La confiance est une affaire de présence là où les espoirs puisent au passé leur essence qu’ils projettent dans le futur. Exercer la confiance, c’est exercer la présence : se tenir entre le passé et le futur.
Dans le futur, il y a l’espoir de ce que l’on attend soit réalisé. Dans le passé, il y a l’absence de ce que l’on attend.
L’exercice de la confiance pourrait consister en cette chose toute simple qui serait de vivre un moment avec l’espoir qui nous habite. Comment est-ce que je me sens lorsque je me dis que mon espoir s’est réalisé (je me place ainsi dans le futur.). Dans un deuxième temps, comment est-ce que je me sens lorsque je me dis que mon espoir n’est pas réalisé (je me place ainsi dans le passé). Dans un troisième temps, j’essaie de laisser résonner ces deux expériences ensemble. Je les mets sur le même niveau sans préférer l’une à l’autre. Je me tiens attentivement avec les deux. Cette expérience est celle de la présence confiante. Ce qui se passe est en ordre.

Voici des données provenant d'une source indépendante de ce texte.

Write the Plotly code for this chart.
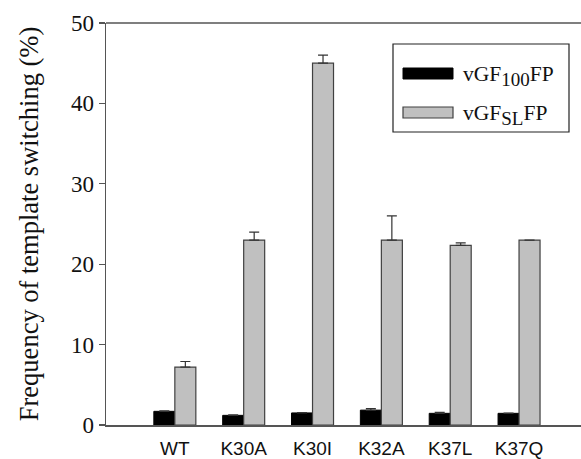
import plotly.graph_objects as go

categories = ["WT", "K30A", "K30I", "K32A", "K37L", "K37Q"]
vgf100 = [1.7, 1.2, 1.5, 1.85, 1.45, 1.45]
vgf100_err = [0.05, 0.05, 0.05, 0.2, 0.12, 0.02]
vgfsl = [7.2, 23.0, 45.0, 23.0, 22.35, 23.0]
vgfsl_err = [0.7, 1.0, 1.0, 3.0, 0.3, 0.0]
y_ticks = [0, 10, 20, 30, 40, 50]

W, H = 581, 459
L, T, B, R = 106, 23, 34, 0
pw, ph = W - L - R, H - T - B

def px(x):
    return (x - L) / pw

def py(y):
    return (H - B - y) / ph

fig = go.Figure()
fig.add_bar(x=categories, y=vgf100, name="vGF100FP",
            marker=dict(color="#000000", line=dict(color="#000000", width=1)),
            error_y=dict(type="data", array=vgf100_err, arrayminus=[0]*6, symmetric=False,
                         color="#333333", thickness=1.2, width=5),
            showlegend=False)
fig.add_bar(x=categories, y=vgfsl, name="vGFSLFP",
            marker=dict(color="#c0c0c0", line=dict(color="#404040", width=1.2)),
            error_y=dict(type="data", array=vgfsl_err, arrayminus=[0]*6, symmetric=False,
                         color="#333333", thickness=1.2, width=5),
            showlegend=False)

shapes = [
    dict(type="line", xref="paper", yref="paper", x0=0, x1=1, y0=1, y1=1,
         line=dict(color="#555555", width=1.5)),
    dict(type="rect", xref="paper", yref="paper", x0=px(393), x1=px(569), y0=py(132), y1=py(44),
         line=dict(color="#222222", width=1.2), fillcolor="white", layer="above"),
    dict(type="rect", xref="paper", yref="paper", x0=px(403), x1=px(453), y0=py(79), y1=py(68),
         line=dict(color="#000000", width=1), fillcolor="#000000", layer="above"),
    dict(type="rect", xref="paper", yref="paper", x0=px(403), x1=px(453), y0=py(118), y1=py(107),
         line=dict(color="#404040", width=1.2), fillcolor="#c0c0c0", layer="above"),
]
sub_style = "font-size:19px"
annotations = [
    dict(text=f"vGF<sub><span style='{sub_style}'>100</span></sub>FP", xref="paper", yref="paper",
         x=px(461), y=py(76), xanchor="left", yanchor="middle", showarrow=False,
         font=dict(family="Liberation Serif", size=21.5, color="#111111")),
    dict(text=f"vGF<sub><span style='{sub_style}'>SL</span></sub>FP", xref="paper", yref="paper",
         x=px(461), y=py(115), xanchor="left", yanchor="middle", showarrow=False,
         font=dict(family="Liberation Serif", size=21.5, color="#111111")),
]

fig.update_layout(
    width=W, height=H,
    margin=dict(l=L, r=R, t=T, b=B, pad=0, autoexpand=False),
    paper_bgcolor="white", plot_bgcolor="white",
    barmode="group", bargap=0.39, bargroupgap=0,
    shapes=shapes, annotations=annotations,
    showlegend=False, dragmode=False,
    xaxis=dict(type="category", range=[-1, 5.9], showline=True, mirror=False, automargin=False,
               fixedrange=True,
               linecolor="#555555", linewidth=1.5, ticks="", showgrid=False, zeroline=False,
               tickfont=dict(family="Liberation Sans", size=19, color="#111111"),
               ticklabelstandoff=6),
    yaxis=dict(range=[0, 50], tickvals=y_ticks, showline=True, mirror=False, fixedrange=True,
               linecolor="#555555", linewidth=1.5,
               automargin=False,
               ticks="outside", ticklen=6, tickcolor="#555555", tickwidth=1.2,
               showgrid=False, zeroline=False,
               tickfont=dict(family="Liberation Serif", size=23, color="#111111"),
               title=dict(text="Frequency of template switching (%)",
                          font=dict(family="Liberation Serif", size=26.5, color="#111111"),
                          standoff=24)),
)

fig.write_html("out.html", config={"displayModeBar": False, "staticPlot": True},
               post_script="document.body.style.margin='0px';document.body.style.overflow='hidden';")
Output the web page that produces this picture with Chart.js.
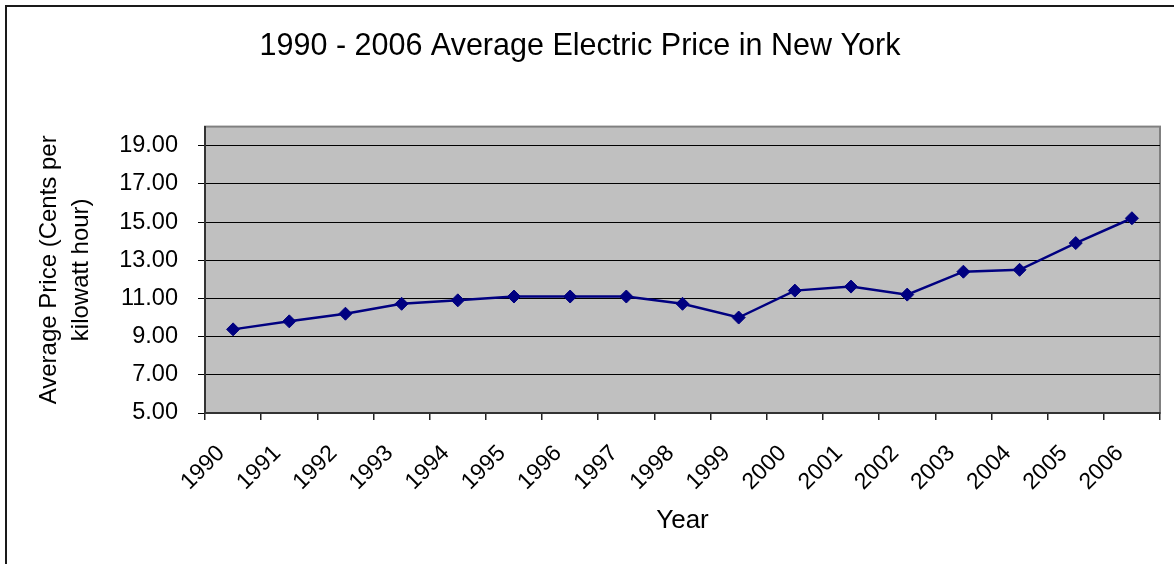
<!DOCTYPE html>
<html>
<head>
<meta charset="utf-8">
<script src="https://cdn.jsdelivr.net/npm/chart.js@4"></script>
<style>
  html, body { margin: 0; padding: 0; background: #ffffff; }
  #wrap { width: 1174px; height: 564px; position: relative; }
</style>
</head>
<body>
<div id="wrap"><canvas id="c"></canvas></div>
<script>
const years = ['1990','1991','1992','1993','1994','1995','1996','1997','1998','1999','2000','2001','2002','2003','2004','2005','2006'];
const prices = [9.38, 9.80, 10.20, 10.72, 10.90, 11.10, 11.10, 11.10, 10.72, 10.00, 11.41, 11.62, 11.20, 12.40, 12.50, 13.90, 15.20];
const yTicks = [5, 7, 9, 11, 13, 15, 17, 19];
const yMin = 5, yMax = 20;
const chartTitle = '1990 - 2006 Average Electric Price in New York';
const yTitle = ['Average Price (Cents per', 'kilowatt hour)'];
const xTitle = 'Year';

const FONT = "'Liberation Sans', Arial, sans-serif";

const framePlugin = {
  id: 'frame',
  beforeDraw(chart) {
    const ctx = chart.ctx;
    const a = chart.chartArea;
    ctx.save();
    ctx.fillStyle = '#ffffff';
    ctx.fillRect(0, 0, chart.width, chart.height);
    // outer chart frame
    ctx.strokeStyle = '#1a1a1a';
    ctx.lineWidth = 2;
    ctx.strokeRect(6, 6, chart.width + 20, chart.height + 20);
    // plot area
    ctx.fillStyle = '#C0C0C0';
    ctx.fillRect(a.left, a.top, a.right - a.left, a.bottom - a.top);
    ctx.strokeStyle = '#808080';
    ctx.lineWidth = 2;
    ctx.strokeRect(a.left, a.top, a.right - a.left, a.bottom - a.top);
    ctx.restore();
  }
};

new Chart(document.getElementById('c'), {
  type: 'line',
  data: {
    labels: years,
    datasets: [{
      data: prices,
      borderColor: '#000080',
      backgroundColor: '#000080',
      borderWidth: 2.5,
      tension: 0,
      pointStyle: 'rectRot',
      pointRadius: 6.5,
      pointBackgroundColor: '#000080',
      pointBorderColor: '#000080',
      pointBorderWidth: 1
    }]
  },
  options: {
    responsive: true,
    maintainAspectRatio: false,
    devicePixelRatio: 1,
    animation: false,
    layout: { padding: { left: 0, right: 14, top: 0, bottom: 28 } },
    plugins: {
      legend: { display: false },
      tooltip: { enabled: false },
      title: {
        display: true,
        text: chartTitle,
        color: '#000000',
        font: { family: FONT, size: 30.5, weight: 'normal', lineHeight: 1.2 },
        padding: { top: 28, bottom: 62 }
      }
    },
    scales: {
      x: {
        type: 'category',
        offset: true,
        afterFit(scale) { scale.height = 123; },
        grid: {
          offset: true,
          drawOnChartArea: false,
          drawTicks: true,
          tickLength: 7,
          color: '#222222',
          lineWidth: 1.5
        },
        border: { display: true, color: '#333333', width: 2 },
        ticks: {
          autoSkip: false,
          maxRotation: 45,
          minRotation: 45,
          padding: 20,
          labelOffset: -12,
          color: '#000000',
          font: { family: FONT, size: 23 }
        },
        title: {
          display: true,
          text: xTitle,
          color: '#000000',
          font: { family: FONT, size: 26, lineHeight: 1.2 },
          padding: { top: 0, bottom: 0 }
        }
      },
      y: {
        type: 'linear',
        min: yMin,
        max: yMax,
        afterFit(scale) { scale.width = 205; },
        afterBuildTicks(scale) { scale.ticks = yTicks.map(v => ({ value: v })); },
        grid: {
          drawOnChartArea: true,
          drawTicks: true,
          tickLength: 7,
          color: '#000000',
          lineWidth: 1
        },
        border: { display: true, color: '#333333', width: 2 },
        ticks: {
          padding: 20,
          color: '#000000',
          font: { family: FONT, size: 23.5 },
          callback: (v) => Number(v).toFixed(2)
        },
        title: {
          display: true,
          text: yTitle,
          color: '#000000',
          font: { family: FONT, size: 24, lineHeight: 1.333 },
          padding: { top: 33, bottom: 0 }
        }
      }
    }
  },
  plugins: [framePlugin]
});
</script>
</body>
</html>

Le torrent est là. Le torrent n’est pas là. Et puis après ? Le sommet que je veux atteindre ne dépend pas du torrent. J’ouvre mon regard au-delà du torrent.
Bien à vous
Guillaume Lemonde
3 Commentaires
Parfaitement clair et inspirant.
Merci 🙂
…avec cette confiance s installe alors le calme nécessaire pour faire face à l obstacle avec inspiration et imagination
merci pour cet écris inspirant oui .
Mais me vient alors une autre question est ce que je peux nourrir mon espoir de confiance ? alors avec quel temps puis je conjuguer cette nature d espoir ? 😉
nourrir l’espoir de confiance… c’est un jeu de réactualisation permanent de l’espoir qui nous habite alors, il me semble. En réalité, dans les moments de confiance, l’espoir qui jusque-là nous soutenait, n’a plus lieu d’être. Il est remplacé par une disposition à s’engager dans le monde. Mais c’est alors un engagement pour une chose en soi, indépendamment de toute représentation que l’on peut s’en faire. Seul le “quoi” de l’engagement compte alors. Le “comment ce sera”, le “avec qui ce sera”, le “où ce sera”, le “quand ce sera”, n’ont plus d’importance. Chaque jour vient apporter de quoi déblayer un peu plus le chemin pour ce “quoi” qui s’approche et devient toujours plus précis… Voilà ce que j’en dirais.